In 2012, I started La Oreja Media Group, a music publishing, record label, digital distribution, and management company based in the Dominican Republic. I met my partner, Alexis Brugal, when I was at BMI. He managed a successful songwriter and a Latin pop-rock band, “Taxi Amarillo,” and I had just started at the company. He came to meet with me about his client, and we became the best of friends. We started La Oreja because we saw an opportunity in the Dominican Republic to distribute music to DSPs. Our first client was Pavel Núñez, a top singer-songwriter who is one of the Dominican Republic’s most significant artists. Our second signing was Ilegales, a Latin Grammy and Grammy-nominated Dominican group that I used to manage back in 1995.
After some time, we took a different direction. We wanted to preserve Dominican heritage music, focusing on merengue, salsa, bachata, boleros, and more. We are now buying and distributing the catalogs of Dominican artists. The only two current artists we work with are Menteabierta, a Dominican urban-salsa singer whose first single, “Eso Da Pena (El Capo),” came out in 2024 and spent 8 weeks in the #1 spot on the Monitor Latino salsa chart, and my godson Ansel Mauricio , an incredibly talented 16 years old Dominican pianist, composer, and arranger known for his work in Latin Jazz.
When I was a manager, I would look for two things in my signings: character and perseverance. To quote Pitbull, success is 90% hard work and 10% talent. I stopped managing artists last year, but it was always easier to work with people who know what they want and are willing to do the work to get there. It seems many young artists have unrealistic expectations, so I am happy focusing on getting music from the 1980s and 90s heard in 2026.

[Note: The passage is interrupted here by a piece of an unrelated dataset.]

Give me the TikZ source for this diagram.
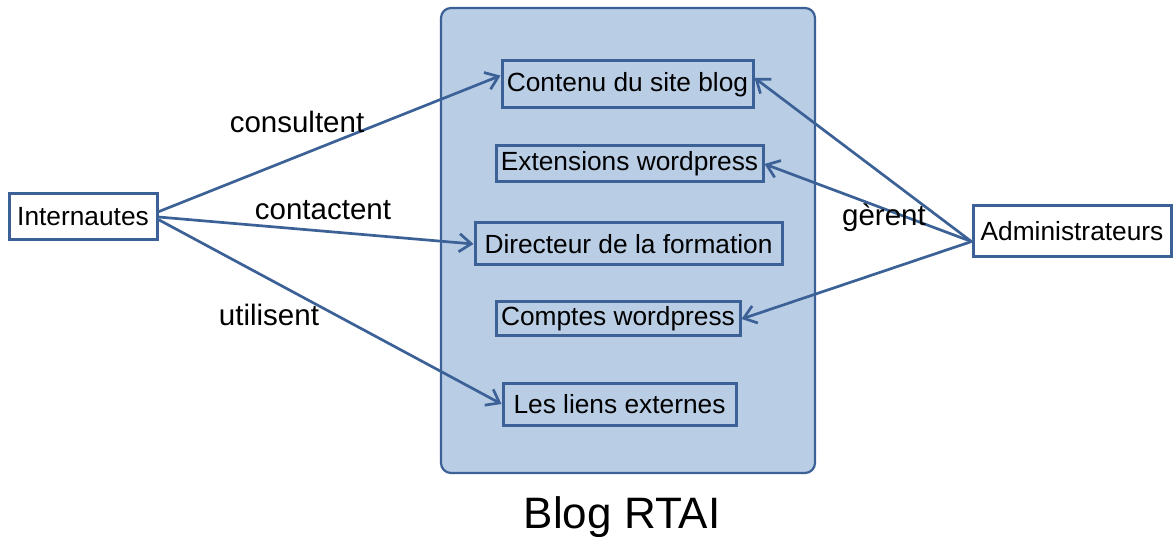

“No regrets, they don’t work”
Technology has flattened the world in music. Decades earlier, you could tell a white lie when trying to break an artist by taking them to Chicago and saying, ‘they’re really blowing up in New York.” Who would know? You can’t do that anymore because it’s a click away from the truth! On the plus side, an unsigned artist can get massive right away. 150,000 new songs come out every day; every release is worldwide. If a song comes out in Australia, you can still stream it in New York.
There’s a lot of clutter, and it doesn’t seem like there’s any artist development anymore. There’s a lot of trend-jumping but no real development. No one is spending money to launch artists so they can have a sustainable career. I think more money needs to be spent on developing talent in traditional media. Record labels are signing influencers, looking for a quick hit, and then they fade.
Play MPE is our global delivery system, digitally distributing our promotional music and ensuring our tracks reach top radio programmers, curators, and reviewers worldwide. Giving us data-driven insights into exactly who is listening to and downloading our music. It’s such an important tool and a smart investment.
If I were a musician starting out, I would read everything I could. I wouldn’t sign the first agreement or contract given to me; I would make sure I had a good attorney and verify everything I read with a secondary source. I wouldn’t rush my music to hop on a trend, and I would work 10x as hard as everyone else. But, there’s nothing I would do differently. If I had the opportunity to come back as myself someday, I’d make all the same mistakes because that’s how you learn. I don’t have any regrets.